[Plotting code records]
━━━━━━━━━━━━━━━━

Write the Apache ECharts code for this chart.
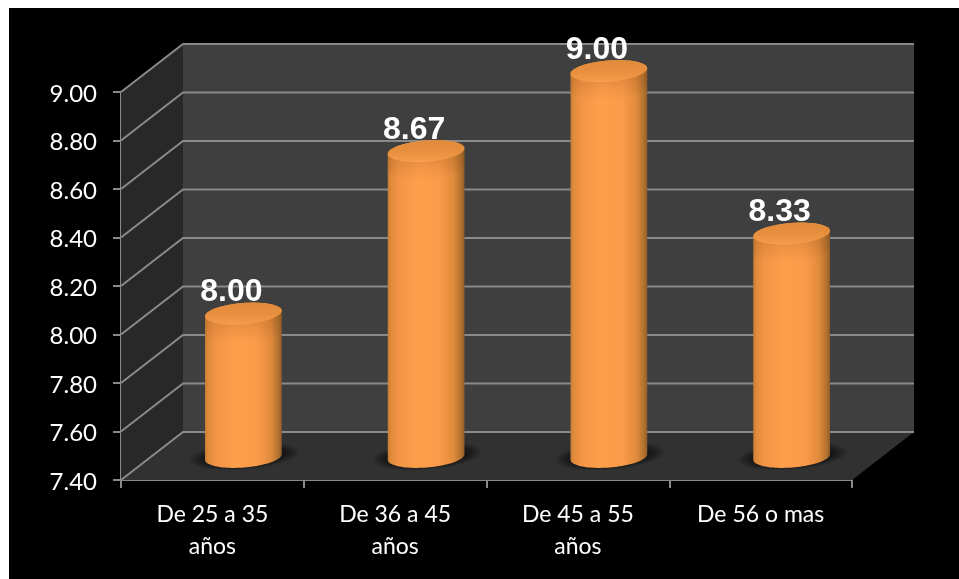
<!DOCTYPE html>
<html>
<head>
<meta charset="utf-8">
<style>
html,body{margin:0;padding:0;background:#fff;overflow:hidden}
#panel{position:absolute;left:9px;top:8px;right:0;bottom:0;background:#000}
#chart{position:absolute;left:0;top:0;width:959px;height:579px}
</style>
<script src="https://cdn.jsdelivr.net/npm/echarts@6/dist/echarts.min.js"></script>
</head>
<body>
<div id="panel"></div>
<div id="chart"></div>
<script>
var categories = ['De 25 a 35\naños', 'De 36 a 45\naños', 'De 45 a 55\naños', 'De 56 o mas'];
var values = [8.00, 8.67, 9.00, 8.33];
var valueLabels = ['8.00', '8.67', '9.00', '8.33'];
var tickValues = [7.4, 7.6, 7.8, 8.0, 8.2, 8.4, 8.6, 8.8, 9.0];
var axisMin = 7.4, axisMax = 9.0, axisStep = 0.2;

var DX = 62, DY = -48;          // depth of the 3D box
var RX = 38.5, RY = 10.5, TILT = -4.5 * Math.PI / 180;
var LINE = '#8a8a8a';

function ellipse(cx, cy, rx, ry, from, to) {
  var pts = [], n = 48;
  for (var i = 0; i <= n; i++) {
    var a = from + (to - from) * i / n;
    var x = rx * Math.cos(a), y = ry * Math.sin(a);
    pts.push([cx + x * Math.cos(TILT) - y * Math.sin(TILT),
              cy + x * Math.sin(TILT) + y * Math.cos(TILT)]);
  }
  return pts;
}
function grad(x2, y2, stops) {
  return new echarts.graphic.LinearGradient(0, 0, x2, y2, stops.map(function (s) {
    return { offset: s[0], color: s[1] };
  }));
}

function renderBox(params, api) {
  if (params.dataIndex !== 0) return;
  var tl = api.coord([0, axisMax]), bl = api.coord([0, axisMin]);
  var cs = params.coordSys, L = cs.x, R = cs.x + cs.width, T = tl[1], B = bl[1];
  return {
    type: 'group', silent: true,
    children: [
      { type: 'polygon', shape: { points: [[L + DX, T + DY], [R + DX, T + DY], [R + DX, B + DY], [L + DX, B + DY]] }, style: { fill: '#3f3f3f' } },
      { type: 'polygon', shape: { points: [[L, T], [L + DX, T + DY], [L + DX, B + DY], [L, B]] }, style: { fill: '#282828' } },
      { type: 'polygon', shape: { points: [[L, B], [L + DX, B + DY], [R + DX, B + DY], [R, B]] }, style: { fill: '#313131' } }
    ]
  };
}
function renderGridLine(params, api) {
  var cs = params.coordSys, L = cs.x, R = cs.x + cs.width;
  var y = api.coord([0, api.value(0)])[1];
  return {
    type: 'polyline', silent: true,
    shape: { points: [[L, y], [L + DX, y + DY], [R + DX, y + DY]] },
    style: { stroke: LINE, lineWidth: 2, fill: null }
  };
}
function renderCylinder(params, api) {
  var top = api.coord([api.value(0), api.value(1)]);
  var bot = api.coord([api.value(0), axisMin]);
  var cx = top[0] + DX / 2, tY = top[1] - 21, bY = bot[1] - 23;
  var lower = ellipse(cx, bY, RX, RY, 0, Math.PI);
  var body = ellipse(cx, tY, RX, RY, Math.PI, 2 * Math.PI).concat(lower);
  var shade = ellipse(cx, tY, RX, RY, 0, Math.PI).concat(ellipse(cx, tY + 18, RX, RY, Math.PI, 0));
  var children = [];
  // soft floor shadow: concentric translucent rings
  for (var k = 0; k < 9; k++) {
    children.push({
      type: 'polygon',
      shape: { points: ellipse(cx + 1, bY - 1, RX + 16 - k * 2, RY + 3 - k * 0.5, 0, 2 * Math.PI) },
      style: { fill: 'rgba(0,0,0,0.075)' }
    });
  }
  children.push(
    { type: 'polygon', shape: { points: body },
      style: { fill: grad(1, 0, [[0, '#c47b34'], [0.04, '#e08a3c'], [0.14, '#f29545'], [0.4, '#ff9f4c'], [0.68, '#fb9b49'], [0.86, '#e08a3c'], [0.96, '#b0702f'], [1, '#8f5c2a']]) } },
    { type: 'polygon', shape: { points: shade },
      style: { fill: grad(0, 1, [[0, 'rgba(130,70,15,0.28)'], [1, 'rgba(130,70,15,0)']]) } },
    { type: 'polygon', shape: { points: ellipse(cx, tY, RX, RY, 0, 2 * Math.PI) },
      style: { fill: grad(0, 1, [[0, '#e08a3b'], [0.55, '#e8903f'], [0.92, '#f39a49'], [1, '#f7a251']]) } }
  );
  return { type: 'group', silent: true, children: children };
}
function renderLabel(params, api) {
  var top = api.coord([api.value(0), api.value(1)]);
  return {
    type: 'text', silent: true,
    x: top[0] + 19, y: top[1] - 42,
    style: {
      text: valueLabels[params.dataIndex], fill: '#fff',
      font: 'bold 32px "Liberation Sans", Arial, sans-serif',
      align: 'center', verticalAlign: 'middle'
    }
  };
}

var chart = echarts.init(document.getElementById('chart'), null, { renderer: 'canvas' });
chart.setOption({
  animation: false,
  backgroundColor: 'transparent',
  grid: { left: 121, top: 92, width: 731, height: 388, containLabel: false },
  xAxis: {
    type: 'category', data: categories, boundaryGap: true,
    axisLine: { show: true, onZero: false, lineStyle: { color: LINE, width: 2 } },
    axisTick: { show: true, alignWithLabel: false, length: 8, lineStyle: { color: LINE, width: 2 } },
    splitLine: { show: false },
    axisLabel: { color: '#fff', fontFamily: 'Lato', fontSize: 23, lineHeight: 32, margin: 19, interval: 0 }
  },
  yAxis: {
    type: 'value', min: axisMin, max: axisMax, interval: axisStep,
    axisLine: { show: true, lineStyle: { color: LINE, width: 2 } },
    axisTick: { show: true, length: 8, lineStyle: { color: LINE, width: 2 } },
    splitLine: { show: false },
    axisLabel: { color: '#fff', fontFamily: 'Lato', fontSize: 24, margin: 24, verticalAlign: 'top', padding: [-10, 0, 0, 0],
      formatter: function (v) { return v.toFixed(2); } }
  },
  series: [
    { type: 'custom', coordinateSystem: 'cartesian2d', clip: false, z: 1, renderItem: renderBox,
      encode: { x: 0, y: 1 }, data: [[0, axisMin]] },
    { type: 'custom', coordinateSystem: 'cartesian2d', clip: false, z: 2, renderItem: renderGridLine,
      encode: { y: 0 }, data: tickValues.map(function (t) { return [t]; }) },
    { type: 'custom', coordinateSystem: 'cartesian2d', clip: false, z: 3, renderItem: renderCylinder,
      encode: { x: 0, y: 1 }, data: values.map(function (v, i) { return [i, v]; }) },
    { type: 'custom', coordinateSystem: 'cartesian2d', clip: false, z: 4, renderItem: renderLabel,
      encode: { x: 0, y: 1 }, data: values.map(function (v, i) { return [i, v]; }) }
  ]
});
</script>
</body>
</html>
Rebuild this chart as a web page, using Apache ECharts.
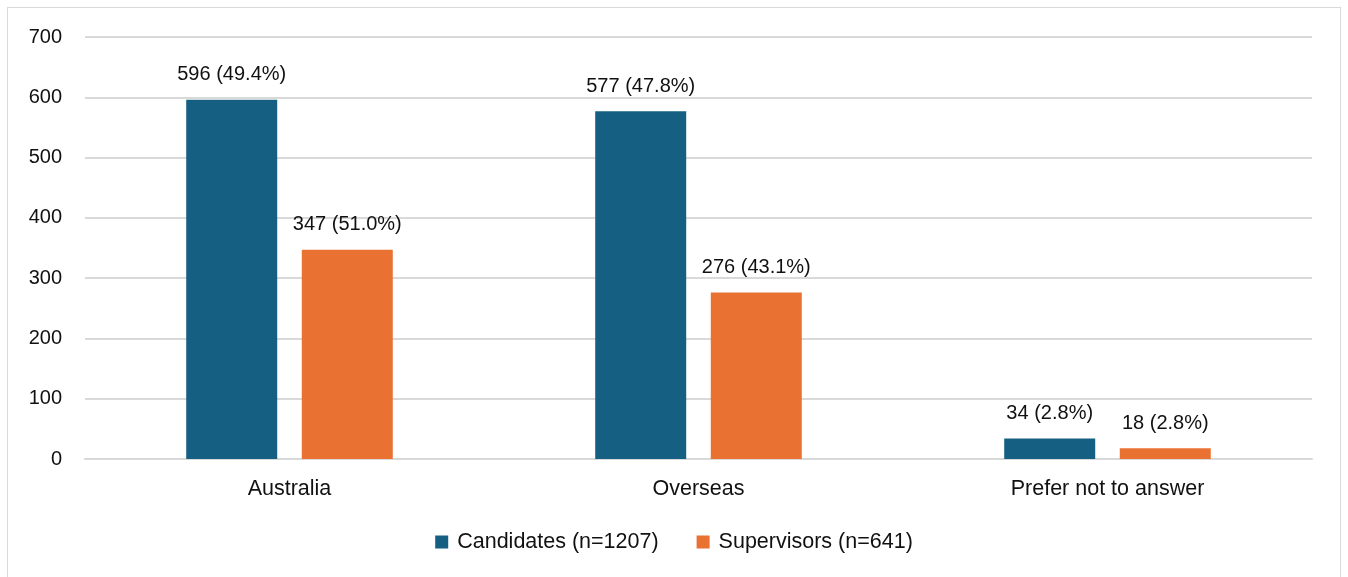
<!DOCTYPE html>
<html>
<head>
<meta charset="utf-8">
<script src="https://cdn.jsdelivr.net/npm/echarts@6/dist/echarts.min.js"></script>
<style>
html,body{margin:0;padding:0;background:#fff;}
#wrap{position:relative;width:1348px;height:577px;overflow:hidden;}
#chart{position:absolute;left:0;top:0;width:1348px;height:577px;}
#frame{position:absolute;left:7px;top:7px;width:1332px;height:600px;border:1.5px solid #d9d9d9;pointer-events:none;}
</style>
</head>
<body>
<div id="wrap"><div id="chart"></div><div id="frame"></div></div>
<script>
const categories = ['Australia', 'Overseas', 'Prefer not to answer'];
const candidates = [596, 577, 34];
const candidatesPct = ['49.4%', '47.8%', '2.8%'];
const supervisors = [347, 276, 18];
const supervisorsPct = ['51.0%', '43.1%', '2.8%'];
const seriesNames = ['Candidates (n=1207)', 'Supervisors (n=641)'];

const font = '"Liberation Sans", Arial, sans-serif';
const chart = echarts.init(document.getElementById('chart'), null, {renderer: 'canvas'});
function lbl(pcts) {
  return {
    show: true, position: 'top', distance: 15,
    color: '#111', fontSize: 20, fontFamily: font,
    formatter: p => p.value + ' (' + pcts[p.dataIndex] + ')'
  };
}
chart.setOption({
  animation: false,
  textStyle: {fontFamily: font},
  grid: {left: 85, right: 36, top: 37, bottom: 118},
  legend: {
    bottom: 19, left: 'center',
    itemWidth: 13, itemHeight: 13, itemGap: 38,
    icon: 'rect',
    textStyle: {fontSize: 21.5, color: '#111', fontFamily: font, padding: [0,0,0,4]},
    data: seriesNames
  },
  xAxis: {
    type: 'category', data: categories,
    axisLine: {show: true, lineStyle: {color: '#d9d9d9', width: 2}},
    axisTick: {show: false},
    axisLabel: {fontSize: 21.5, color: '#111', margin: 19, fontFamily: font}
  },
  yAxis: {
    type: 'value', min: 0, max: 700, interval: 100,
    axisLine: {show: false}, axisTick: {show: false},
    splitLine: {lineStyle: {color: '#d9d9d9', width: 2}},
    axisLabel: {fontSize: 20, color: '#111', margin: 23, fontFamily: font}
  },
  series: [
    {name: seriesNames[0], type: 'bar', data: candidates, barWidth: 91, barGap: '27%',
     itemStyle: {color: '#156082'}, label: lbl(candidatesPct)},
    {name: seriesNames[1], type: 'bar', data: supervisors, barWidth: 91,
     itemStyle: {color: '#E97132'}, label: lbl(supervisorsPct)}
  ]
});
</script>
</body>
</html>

━━━━━━━━━━━━━━━━

- [Problem requirements]
Transcribe exactly, please, the lines between the start of the records above and the line holding "var axisMin = 7.4, axisMax", counting both of those lines and omitting pictures.

- [Expected output]
Write the Apache ECharts code for this chart.
<!DOCTYPE html>
<html>
<head>
<meta charset="utf-8">
<style>
html,body{margin:0;padding:0;background:#fff;overflow:hidden}
#panel{position:absolute;left:9px;top:8px;right:0;bottom:0;background:#000}
#chart{position:absolute;left:0;top:0;width:959px;height:579px}
</style>
<script src="https://cdn.jsdelivr.net/npm/echarts@6/dist/echarts.min.js"></script>
</head>
<body>
<div id="panel"></div>
<div id="chart"></div>
<script>
var categories = ['De 25 a 35\naños', 'De 36 a 45\naños', 'De 45 a 55\naños', 'De 56 o mas'];
var values = [8.00, 8.67, 9.00, 8.33];
var valueLabels = ['8.00', '8.67', '9.00', '8.33'];
var tickValues = [7.4, 7.6, 7.8, 8.0, 8.2, 8.4, 8.6, 8.8, 9.0];
var axisMin = 7.4, axisMax = 9.0, axisStep = 0.2;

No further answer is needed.